A empresa pretende funcionar numa base de apoio logístico às companhias portuguesas que, depois de escolherem os mercados onde querem promover os seus produtos, podem recorrer aos serviços do centro para que estes cheguem aos consumidores.
Várias hesitações
Entre estas intenções e a realidade passaram não apenas alguns meses mas também várias hesitações.
Foi por exemplo anunciado que a empresa teria uma sucursal em Xangai e também um escritório em Lisboa, para além da estrutura no Parque Transfronteiriço. Ou seja, algo que nascia com determinada ambição e capacidade evoluiu rapidamente para um plano bem mais ambicioso. Uma fonte do ICEP chegou a dizer à Lusa que a instalação em Macau seria "uma estrutura simples de armazém com escritório” (e que demoraria três meses até tudo estar pronto).
Foi também anunciado que a sociedade criada em Fevereiro teria sete administradores, três dos quais chineses, mas que o capital seria distribuído em igual quantidade entre as partes portuguesa e chinesa. Além do mais, a gestão seria chinesa, além de se tratar de uma sociedade de direito chinês.
A última informação que chegou ao PONTO FINAL é que se discutia a presidência da sociedade, nomeadamente se seria rotativa.
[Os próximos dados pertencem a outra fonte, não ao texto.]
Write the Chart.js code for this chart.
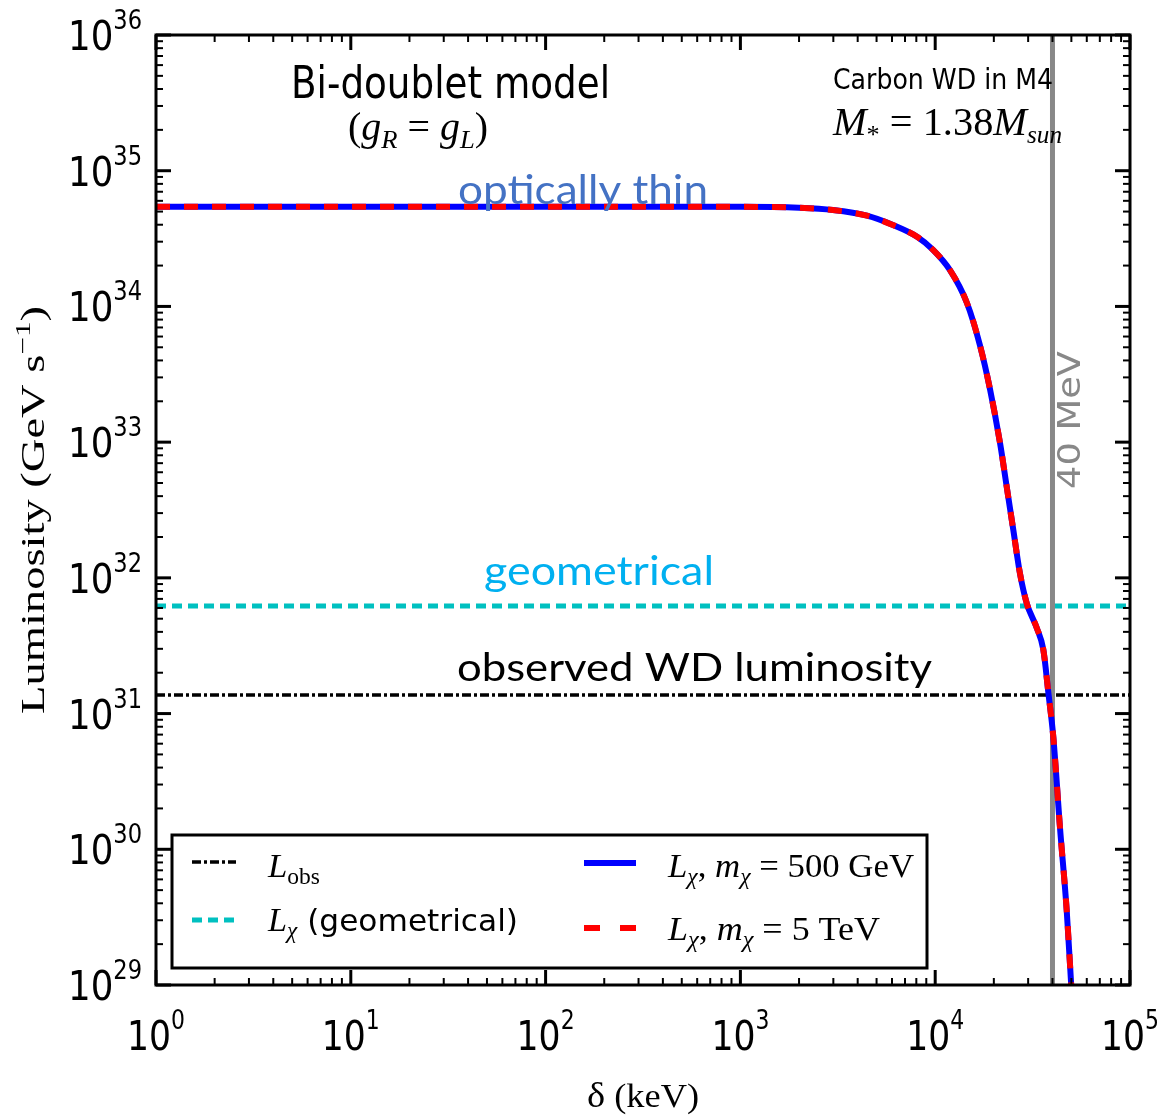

Outro dado que ficou claro, depois de ouvidos vários especialistas, é que a localização oferecia muitas dúvidas – por limitar a acção basicamente à província de Guangdong, enquanto é Xangai que está na moda. A informação de que haveria uma sucursal na zona da capital financeira da China (desconhecendo-se o que isso significa ao nível físico), seria uma resposta a essas inquietações. No entanto, são de relevar, neste contexto, declarações do então delegado do ICEP em Macau, que na altura passaram despercebidas. No próprio dia em que Sócrates presidiu à assinatura do contrato, e portanto já depois de ter sido revelada a localização, Manuel Geraldes anunciou que afinal a localização do Centro não estava completamente assegurada e que além de Xangai o Centro também teria uma delegação em Cantão.
Uma coisa é certa: o Centro sofreu uma paragem a partir de Abril. Se até então se discutiam os papéis, depois disso entrou-se em hibernação. Não voltou a surgir qualquer informação, mas é seguro informar que o Centro, o tal Centro que estaria a funcionar a partir do fim do Verão do ano passado, não existe.
Um dado final, que não é suficiente para pôr em causa o projecto, mas que não deixou de provocar alguma desconfiança: apesar de algumas tentativas, o ICEP não conseguiu atrair para este Centro empresas portuguesas com interesses na China. Tratando-se de uma plataforma para distribuir produtos portugueses neste país, faria sentido que os maiores exportadores estivessem presentes (a corticeira Amorim seria um exemplo). Mas, pelos vistos, a Agência que agora coordena a actuação nos mercados externos limitou-se basicamente a juntar associações empresariais e instituições financeiras. Nessa intervenção em Outubro, por ocasião da abertura do Centro de Negócios de Singapura, Basílio Horta explicou que foi decidido fazer um novo plano de negócios, com os produtos que serão prioritários, e «depois, pegar no plano, ir para Portugal e interessar empresas no projecto». Também o capital inicial da sociedade terá de ser aumentado e rematou com esta frase: «mais importante é ter um centro que funcione, não ter um papel assinado».
Duas outras iniciativas
Mais sucesso está, tanto quanto parecem indicar as informações disponíveis, uma outra iniciativa do governo, apresentada na mesma altura, e que visa tornar os portos portugueses, nomeadamente Sines, num interposto privilegiado para os produtos chineses entrarem na Europa.
Elementos do Ministério das Obras Públicas e Transportes têm realizado várias iniciativas que culminaram, nos últimos dias, com a entrada em funcionamento do primeiro serviço regular directo entre os dois países.
Xangai a Sines passa a demorar 20 dias e de Hong Kong ao mesmo porto apenas 17 dias, via Canal do Suez, de acordo com as informações divulgadas pela armadora suíça que assegura a ligação.
Outra iniciativa relacionada com a visita de Sócrates à China está mais indefinida: o governo gostaria que, aproveitando o próprio acordo para o Porto de Sines, a China criasse em Portugal um Centro de Distribuição de Produtos Chineses na Europa. Seria localizado no distrito de Setúbal (Poceirão), aproveitando uma gigantesca estrutura que está a ser construída e gerida pela Mota Engil (em colaboração com o grupo Espírito Santo, que também está presente no Centro de Zhuhai, através da Escom). A Nam Kwong assinou um primeiro acordo com a empresa portuguesa, mas a Plataforma estará a funcionar apenas em 2009, pelo que até lá pouco se saberá.